Nieuw geschiedenis-lexicon.
Naslagwerken zijn er te kust en te keur. De reclame probeert ons allerwegen aan te praten dat geen enkel huis compleet is zonder encyclopedie, en je treft inderdaad bij praktisch iedereen in het wandmeubel wel zo'n prachtwerk aan - vaak, en juist ook bij mensen die verder weinig tot geen boeken in huis hebben. Naast die encyclopedie staat dan dikwijls nog ‘de grote Van Dale’, het woordenboek dat dankzij de omstandigheid dat het bij t.v.-vraagspelletjes als arbiter wordt opgevoerd eveneens een grote aftrek geniet bij mensen die aan een eenvoudig zakwoordenboek meer dan voldoende zouden hebben. De verkooppolitiek haakt hier handig in op de menselijke behoefte aan status en uiterlijk vertoon. Aan die behoefte is blijkbaar evenmin een einde als aan het vervaardigen van dure naslagwerken: voor een eenvoudige buitenstaander is het althans totaal onbegrijpelijk dat al die duizenden encyclopedieën jaar in jaar uit steeds maar weer kopers vinden.
Toch zijn naslagwerken onmisbaar. Dat geldt zowel voor degene die zich over een willekeurig onderwerp snel wil oriënteren als voor de vakman die op z'n eigen terrein snel even iets wil naslaan. Uit die verschillende behoeften vloeit overigens onmiddellijk voort dat het vervaardigen van naslagwerken een onmogelijke opgave is. Richt je je op een algemeen publiek, met welk opleidingsniveau moet je dan rekening houden? Werk je voor een gespecialiseerde gebruikerskring, wat zijn dan voor die kring de relevante gegevens? Tenzij je radicaal voor een populaire of wetenschappelijke aanpak kiest zal er altijd aarzeling zijn over het niveau waarop de onderwerpen dienen te worden behandeld. Dan is er het probleem van de ruimte. Dat kun je eveneens radicaal oplossen door een zó uitgebreid werk samen te stellen dat de omvang der artikelen er niet meer toe doet. Hét voorbeeld daarvan vinden we in de 68 banden (plus 12 supplementbanden) van Pauly-Wissowa's Real-Encyklopädie der Classischen Altertumswissenschaften. Het nadeel van een dergelijke gigantische onderneming is dat zij als naslagwerk onhanteerbaar wordt, aangezien de artikelen erin feitelijk uitgroeien tot boekwerken, en dat er weer aparte registers noodzakelijk zijn om een en ander toegankelijk te maken. Ook onze gangbare algemene encyclopedieën lijden wel aan dat euvel. Wanneer ik bijvoorbeeld een beknopt overzicht zoek van de geschiedenis van Nederland of België en ik vind zo'n zes dichtbedrukte bladzijden dan ben ik nog niet erg snel geholpen als ik die eerst alle door moet lezen.

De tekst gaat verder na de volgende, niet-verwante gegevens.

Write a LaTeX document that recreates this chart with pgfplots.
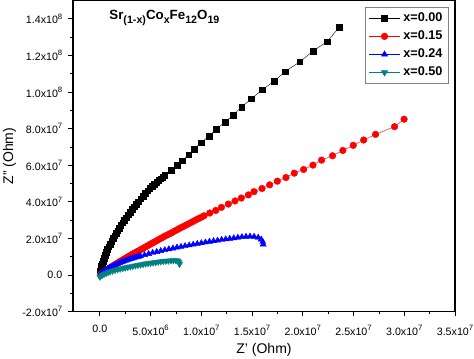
\documentclass[border=0pt]{standalone}
\usepackage{pgfplots}
\pgfplotsset{compat=1.18}
\usepackage{fontspec}
\setmainfont{Liberation Sans}
\definecolor{tealc}{RGB}{0,128,128}
\newcommand{\sub}[1]{\raisebox{-0.28em}{\fontsize{8}{9}\selectfont #1}}
\newcommand{\tsup}[1]{\raisebox{0.45em}{\fontsize{5.8}{6}\selectfont #1}}
\begin{document}
\begin{tikzpicture}
\begin{axis}[
  name=ax,
  scale only axis,
  width=286.5pt, height=233.3pt,
  xmin=-2.65, xmax=35, ymin=-2, ymax=15,
  axis line style={line width=0.9pt},
  tick pos=left, tick align=outside,
  major tick length=3.5pt, minor tick length=2pt,
  every tick/.style={black, line width=0.6pt},
  xtick={0,5,10,15,20,25,30,35},
  xticklabels={0.0,5.0x10\tsup{6},1.0x10\tsup{7},1.5x10\tsup{7},2.0x10\tsup{7},2.5x10\tsup{7},3.0x10\tsup{7},3.5x10\tsup{7}},
  ytick={-2,0,2,4,6,8,10,12,14},
  yticklabels={-2.0x10\tsup{7},0.0,2.0x10\tsup{7},4.0x10\tsup{7},6.0x10\tsup{7},8.0x10\tsup{7},1.0x10\tsup{8},1.2x10\tsup{8},1.4x10\tsup{8}},
  minor x tick num=1, minor y tick num=1,
  tick label style={font=\fontsize{8}{9}\selectfont},
  xticklabel style={yshift=-3pt},
  yticklabel style={xshift=-1pt},
  xlabel={Z' (Ohm)}, ylabel={Z'' (Ohm)},
  label style={font=\fontsize{10.5}{12}\selectfont},
  xlabel style={yshift=1pt},
  ylabel style={yshift=-2pt},
  legend style={at={(0.984,0.981)}, anchor=north east, draw=gray, line width=0.6pt,
    font=\fontsize{9.5}{11}\selectfont\bfseries, row sep=1.4pt, inner sep=2.5pt},
  legend image code/.code={\draw[mark repeat=2,mark phase=2,line width=0.4pt] plot coordinates {(0cm,0cm) (0.42cm,0cm) (0.84cm,0cm)};},
  legend cell align=left,
]
\addplot[black, line width=0.3pt, mark=square*, mark size=2.1pt] coordinates {
(0.05,0.24) (0.1,0.37) (0.15,0.49) (0.22,0.63) (0.3,0.77) (0.4,0.93) (0.5,1.08) (0.62,1.24)
(0.75,1.40) (0.87,1.55) (1.0,1.69) (1.15,1.85) (1.3,2.00) (1.45,2.15) (1.6,2.29) (1.75,2.43)
(1.9,2.56) (2.07,2.71) (2.25,2.86) (2.42,3.00) (2.6,3.14) (2.8,3.30) (3.0,3.45) (3.2,3.60)
(3.4,3.74) (3.6,3.88) (3.8,4.02) (4.02,4.17) (4.25,4.32) (4.47,4.47) (4.7,4.62) (4.92,4.75)
(5.15,4.86) (5.37,4.97) (5.6,5.08) (5.8,5.18) (6.0,5.27) (6.2,5.36) (6.4,5.45)
(7.05,5.72) (7.64,5.99) (8.14,6.26) (8.76,6.58)
(9.29,6.89) (10.0,7.24) (10.76,7.6) (11.45,7.97) (12.33,8.35) (13.12,8.74) (13.98,9.19)
(14.93,9.63) (16.0,10.13) (17.19,10.6) (18.24,11.12) (19.7,11.65) (21.0,12.24) (22.4,12.76) (23.6,13.55)
};
\addlegendentry{x=0.00}
\addplot[red, line width=0.3pt, mark=*, mark size=2.5pt] coordinates {
(0.1,0.05) (0.2,0.09) (0.3,0.13) (0.45,0.19) (0.6,0.25) (0.8,0.33) (1.0,0.40) (1.2,0.47)
(1.4,0.54) (1.6,0.61) (1.8,0.68) (2.0,0.75) (2.2,0.81) (2.4,0.88) (2.6,0.94) (2.8,1.01)
(3.0,1.07) (3.2,1.14) (3.4,1.20) (3.6,1.26) (3.8,1.32) (4.02,1.39) (4.25,1.46) (4.47,1.53)
(4.7,1.60) (4.92,1.67) (5.15,1.74) (5.37,1.81) (5.6,1.88) (5.85,1.96) (6.1,2.03) (6.35,2.11)
(6.6,2.18) (6.85,2.25) (7.1,2.32) (7.35,2.40) (7.6,2.47) (7.85,2.55) (8.1,2.62) (8.35,2.69)
(8.6,2.76) (8.87,2.84) (9.15,2.92) (9.42,3.00) (9.7,3.08) (10.0,3.16) (10.27,3.24)
(10.83,3.39) (11.42,3.53) (11.98,3.70) (12.66,3.88) (13.32,4.05) (13.94,4.21) (14.63,4.38)
(15.19,4.56) (15.98,4.73) (16.73,4.93) (17.49,5.13) (18.34,5.33) (19.16,5.57) (20.08,5.77)
(21.0,6.01) (21.85,6.28) (22.93,6.52) (23.95,6.81) (24.97,7.09) (26.0,7.38) (27.17,7.69)
(29.04,8.11) (29.98,8.52)
};
\addlegendentry{x=0.15}
\addplot[blue, line width=0.3pt, mark=triangle*, mark size=2.6pt] coordinates {
(0.1,0.08) (0.25,0.15) (0.4,0.22) (0.6,0.29) (0.8,0.36) (1.0,0.42) (1.2,0.47) (1.4,0.53)
(1.6,0.58) (1.8,0.63) (2.0,0.67) (2.2,0.72) (2.4,0.76) (2.6,0.80) (2.8,0.84) (3.0,0.88)
(3.2,0.91) (3.4,0.95) (3.6,0.98) (3.8,1.01) (4.0,1.04) (4.4,1.10) (4.8,1.16) (5.2,1.22)
(5.6,1.27) (6.0,1.32)
(6.4,1.37) (6.8,1.42) (7.2,1.46) (7.6,1.51) (8.0,1.55) (8.4,1.59) (8.8,1.63) (9.2,1.67)
(9.6,1.71) (10.0,1.75) (10.4,1.79) (10.8,1.83) (11.2,1.86) (11.6,1.89) (12.0,1.93) (12.4,1.96)
(12.8,1.99) (13.2,2.02) (13.6,2.05) (14.0,2.08) (14.4,2.10) (14.8,2.11) (15.2,2.10) (15.6,2.05)
(15.9,1.95) (16.05,1.82) (16.1,1.68)
};
\addlegendentry{x=0.24}
\addplot[tealc, line width=0.3pt, mark=triangle*, mark options={rotate=180}, mark size=2.7pt] coordinates {
(0.0,-0.1) (0.2,-0.02) (0.4,0.05) (0.6,0.1) (0.8,0.15) (1.0,0.19) (1.25,0.23) (1.5,0.27)
(1.75,0.31) (2.0,0.34) (2.25,0.37) (2.5,0.40) (2.75,0.43) (3.0,0.46) (3.25,0.49) (3.5,0.52)
(3.75,0.54) (4.0,0.57) (4.25,0.59) (4.5,0.62) (4.75,0.64) (5.0,0.66) (5.25,0.68) (5.5,0.70)
(5.75,0.72) (6.0,0.74) (6.25,0.76) (6.5,0.77) (6.75,0.78) (7.0,0.79) (7.25,0.80) (7.5,0.80)
(7.7,0.78) (7.8,0.70) (7.85,0.60)
};
\addlegendentry{x=0.50}
\node[anchor=west, font=\fontsize{10}{12}\selectfont\bfseries] at (axis description cs:0.083,0.945)
  {Sr\sub{(1-x)}Co\sub{x}Fe\sub{12}O\sub{19}};
\end{axis}
\pgfresetboundingbox
\useasboundingbox ([shift={(-54.75pt,-35.25pt)}]ax.south west) rectangle ([shift={(14.25pt,0.45pt)}]ax.north east);
\end{tikzpicture}
\end{document}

Zo overvloedig als er algemene encyclopedieën op de markt verschijnen, zo karig komen er historische naslagwerken uit. Voor de algemene geschiedenis bezitten we in het Nederlands taalgebied de wat oudere, maar lang niet slechte Historische Winkler Prins in drie delen (1957-59), een werk waar best eens een herziene versie van zou mogen verschijnen. Voor de Nederlandse gschiedenis zijn er ooit wel lexica verschenen als van K. ter laan (1939), R. Reinsma (1973) en Oosthoeks Geschiedenis van Nederland en België (1968). Voor België valt voorts nog het Dictionnaire van De Seyn te vermelden uit 1959. Echt voldoende zijn die werken eigenlijk niet: ze zijn te beknopt, te beperkt in omvang om echt nuttig te zijn. Op het terrein van de biografische woordenboeken is de situatie beter: in Nederland verschijnt thans onder redactie van J. Charité het Biografisch Woordenboek van Nederland als vervolg op de tien delen van het Nieuw Nederlandsch Biografisch Woordenboek, terwijl in België het Nationaal Biografisch Woordenboek inmiddels het negende deel heeft bereikt.